== Stored data

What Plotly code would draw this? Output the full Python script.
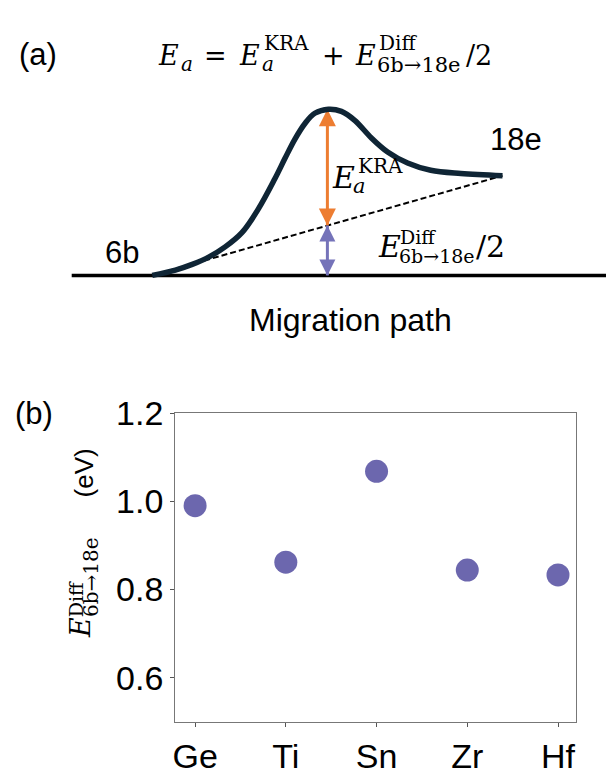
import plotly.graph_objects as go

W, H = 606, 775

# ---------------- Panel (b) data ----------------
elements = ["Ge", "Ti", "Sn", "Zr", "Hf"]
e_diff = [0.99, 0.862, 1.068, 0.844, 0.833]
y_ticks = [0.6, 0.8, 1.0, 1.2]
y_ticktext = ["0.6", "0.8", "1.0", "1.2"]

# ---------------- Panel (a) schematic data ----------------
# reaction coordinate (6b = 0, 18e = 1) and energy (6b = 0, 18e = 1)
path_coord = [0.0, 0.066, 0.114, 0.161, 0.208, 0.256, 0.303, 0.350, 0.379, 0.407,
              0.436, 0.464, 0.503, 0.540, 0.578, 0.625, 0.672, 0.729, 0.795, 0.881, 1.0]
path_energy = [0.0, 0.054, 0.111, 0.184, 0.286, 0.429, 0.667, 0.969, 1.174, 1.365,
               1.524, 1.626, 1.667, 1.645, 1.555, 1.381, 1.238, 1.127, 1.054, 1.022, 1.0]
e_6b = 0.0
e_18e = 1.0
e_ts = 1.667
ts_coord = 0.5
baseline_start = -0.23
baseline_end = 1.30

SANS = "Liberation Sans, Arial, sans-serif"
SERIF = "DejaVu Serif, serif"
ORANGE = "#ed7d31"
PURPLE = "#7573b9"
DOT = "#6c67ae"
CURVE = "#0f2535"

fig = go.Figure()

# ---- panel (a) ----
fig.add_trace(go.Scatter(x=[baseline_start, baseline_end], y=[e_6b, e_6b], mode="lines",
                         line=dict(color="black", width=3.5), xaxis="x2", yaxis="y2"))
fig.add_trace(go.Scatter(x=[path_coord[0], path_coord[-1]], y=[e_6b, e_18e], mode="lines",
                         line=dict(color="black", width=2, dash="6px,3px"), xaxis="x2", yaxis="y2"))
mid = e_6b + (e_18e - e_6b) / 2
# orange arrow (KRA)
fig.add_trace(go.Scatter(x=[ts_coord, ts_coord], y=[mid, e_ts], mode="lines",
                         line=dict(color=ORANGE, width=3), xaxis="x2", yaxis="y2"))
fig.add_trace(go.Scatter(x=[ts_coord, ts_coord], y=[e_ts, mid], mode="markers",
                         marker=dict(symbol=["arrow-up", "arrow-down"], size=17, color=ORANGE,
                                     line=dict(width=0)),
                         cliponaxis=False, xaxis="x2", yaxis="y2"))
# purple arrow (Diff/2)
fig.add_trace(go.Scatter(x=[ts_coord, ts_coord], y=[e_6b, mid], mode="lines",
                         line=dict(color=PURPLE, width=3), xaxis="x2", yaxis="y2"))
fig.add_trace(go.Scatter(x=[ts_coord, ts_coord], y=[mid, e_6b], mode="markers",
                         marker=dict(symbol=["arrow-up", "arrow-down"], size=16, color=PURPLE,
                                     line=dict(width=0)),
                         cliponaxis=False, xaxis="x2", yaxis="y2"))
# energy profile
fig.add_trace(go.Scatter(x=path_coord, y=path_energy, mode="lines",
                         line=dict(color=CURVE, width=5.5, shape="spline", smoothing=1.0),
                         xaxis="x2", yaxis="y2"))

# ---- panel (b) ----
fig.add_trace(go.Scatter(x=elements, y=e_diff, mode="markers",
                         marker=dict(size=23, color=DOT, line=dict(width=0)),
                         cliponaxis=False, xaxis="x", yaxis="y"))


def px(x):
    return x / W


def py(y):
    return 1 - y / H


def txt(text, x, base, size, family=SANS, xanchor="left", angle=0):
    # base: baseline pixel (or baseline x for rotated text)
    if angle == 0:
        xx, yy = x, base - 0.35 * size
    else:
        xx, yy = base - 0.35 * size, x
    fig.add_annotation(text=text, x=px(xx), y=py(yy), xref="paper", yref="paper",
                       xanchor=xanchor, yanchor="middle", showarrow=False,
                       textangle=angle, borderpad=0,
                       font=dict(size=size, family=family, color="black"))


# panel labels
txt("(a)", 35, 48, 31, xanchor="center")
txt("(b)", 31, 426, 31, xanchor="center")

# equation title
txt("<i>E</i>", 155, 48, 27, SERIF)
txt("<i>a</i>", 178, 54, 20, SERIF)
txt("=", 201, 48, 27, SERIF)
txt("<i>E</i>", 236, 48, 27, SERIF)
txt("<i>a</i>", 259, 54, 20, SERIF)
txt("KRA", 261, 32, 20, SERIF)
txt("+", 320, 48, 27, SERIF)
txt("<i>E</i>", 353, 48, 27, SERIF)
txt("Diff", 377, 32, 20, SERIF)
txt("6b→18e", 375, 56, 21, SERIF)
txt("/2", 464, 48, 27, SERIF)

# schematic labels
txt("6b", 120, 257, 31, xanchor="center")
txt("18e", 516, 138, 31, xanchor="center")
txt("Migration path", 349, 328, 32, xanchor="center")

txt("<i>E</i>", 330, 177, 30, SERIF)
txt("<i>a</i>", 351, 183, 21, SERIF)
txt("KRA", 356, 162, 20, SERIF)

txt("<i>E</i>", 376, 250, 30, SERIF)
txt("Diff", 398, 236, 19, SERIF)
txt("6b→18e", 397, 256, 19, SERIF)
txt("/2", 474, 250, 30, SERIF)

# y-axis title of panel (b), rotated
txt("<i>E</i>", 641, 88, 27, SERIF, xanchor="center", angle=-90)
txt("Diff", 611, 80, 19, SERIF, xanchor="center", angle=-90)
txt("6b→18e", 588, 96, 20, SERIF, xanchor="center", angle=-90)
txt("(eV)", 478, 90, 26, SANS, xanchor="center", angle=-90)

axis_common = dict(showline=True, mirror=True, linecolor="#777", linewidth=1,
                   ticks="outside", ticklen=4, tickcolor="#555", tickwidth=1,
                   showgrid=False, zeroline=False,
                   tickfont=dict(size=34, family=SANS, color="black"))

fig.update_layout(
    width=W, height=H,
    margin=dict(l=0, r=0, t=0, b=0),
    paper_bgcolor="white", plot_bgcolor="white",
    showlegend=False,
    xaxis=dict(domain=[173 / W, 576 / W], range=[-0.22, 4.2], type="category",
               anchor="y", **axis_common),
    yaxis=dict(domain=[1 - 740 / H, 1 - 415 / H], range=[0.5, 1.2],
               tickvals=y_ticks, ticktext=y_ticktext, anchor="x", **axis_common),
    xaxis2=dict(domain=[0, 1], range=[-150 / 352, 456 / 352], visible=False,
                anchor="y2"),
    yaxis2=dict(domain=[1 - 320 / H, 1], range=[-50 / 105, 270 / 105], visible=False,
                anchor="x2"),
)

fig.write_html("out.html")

====

**Task objective**
Copy nothing but the lines from the first one in the listing through the line with "W, H = 606, 775", and omit the pictures.

**Task solution**
What Plotly code would draw this? Output the full Python script.
import plotly.graph_objects as go

W, H = 606, 775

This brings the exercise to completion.